Diese Befürchtung kann das Kölner Studentenwerk (KStW) zwar nicht zerstreuen, aber auch nicht bestätigen. „Es ist noch nichts beschlossen“, meint Pressereferentin Ruth Schamlott. Das KStW ist neben der Universität noch für fünf weitere Kölner Hochschulen zuständig. Im Vorjahr erhielt es Beiträge von 84.000 Studierenden. Damit werden neben den Mensen unter anderem Kindertagesstätten, Hilfsfonds, Examensdarlehenskasse und psychologische Beratung finanziert. Nun erwartet das KStW 15 Prozent weniger Studierende und damit Mindereinnahmen von 900.000 Euro. Um diesen Verlust aufzufangen, müsste der Anteil vom Sozialbeitrag, den das KStW erhält und der gerade von 33,25 auf 36,88 Euro erhöht wurde, pro Studi und Semester um weitere 6,50 Euro erhöht werden, so Schamlott. „Die Einbußen sind für uns hart, aber wir wollen auch nicht die Angebote zurückfahren.“

Nicht viel anders sieht es beim AStA aus. Die studentische Vertretung der Kölner Uni erhält derzeit sechs von den pro Semester anfallenden 113,18 Euro Sozialbeitrag. Schon bei 12.000 Studierenden weniger würde das für den AStA einen Einnahmeverlust von 72.000 Euro bedeuten. Auch hier will man vor Entscheidungen über eine Beitragsanhebung die endgültigen Zahlen abwarten.

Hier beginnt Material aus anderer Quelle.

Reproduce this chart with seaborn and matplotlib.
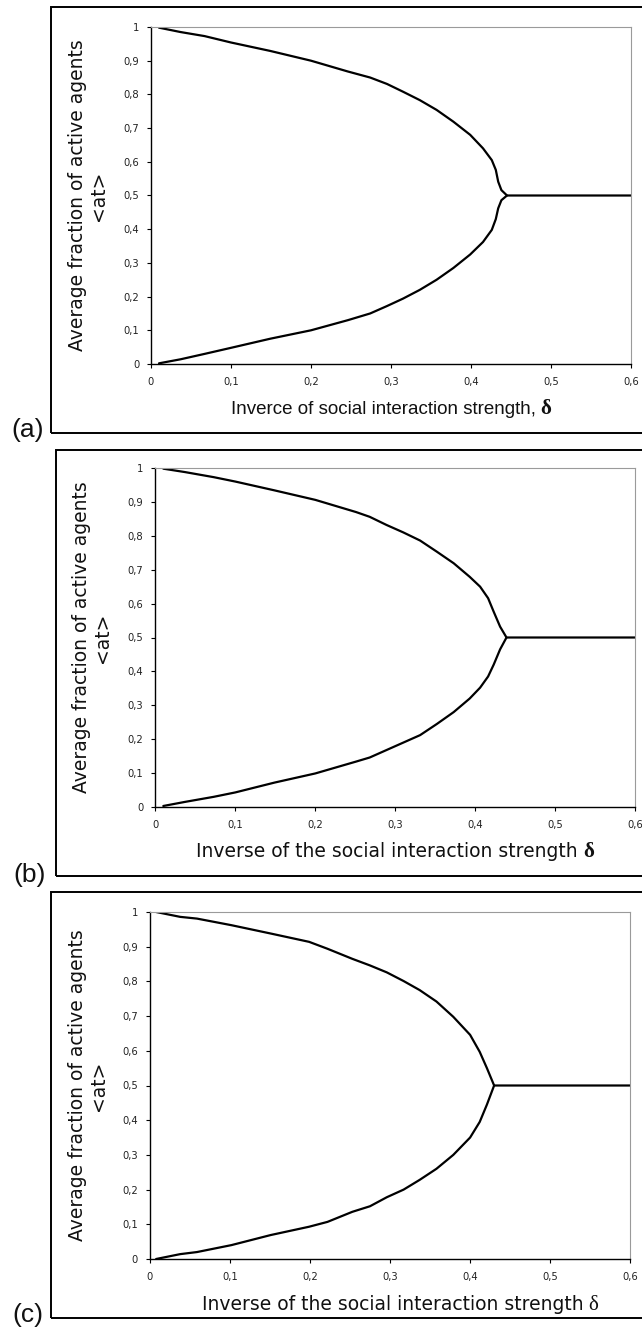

Auch an der Uni Bonn rechnet man mit einem Rückgang der Studierendenzahlen um 20 Prozent auf nur noch 30.000. An der RWTH Aachen ist mandagegen angenehm überrascht. „Wir werden wohl deutlich unter den befürchteten 10 Prozent Minus liegen“, sagt Pressesprecher Toni Wimmer. Im letzten Wintersemester waren rund 31.000 Studierende immatrikuliert, zum Sommersemester 2004 wurden 6.100 Gebührenbescheide verschickt. 1.420 Exmatrikulationen wurden schon vollzogen, knapp 2.000 Entscheidungen stehen noch aus. In mehr als 1.000 Fällen wurde der Bescheid zurückgezogen. „Ein Ergebnis unserer guten Informationsarbeit“, meint AStA-Mitarbeiter Benedikt Kaleß. So seien vor allem Kindererziehung oder die Aufnahme eines Aufbaustudiums als Bonus anerkannt worden. Dem erwarteten Einnahmeausfall von rund 250.000 Euro hat das Aachener Studentenwerk schon durch eine Erhöhung des Beitrags von 39 auf 54 Euro zum Sommersemester vorgebeugt.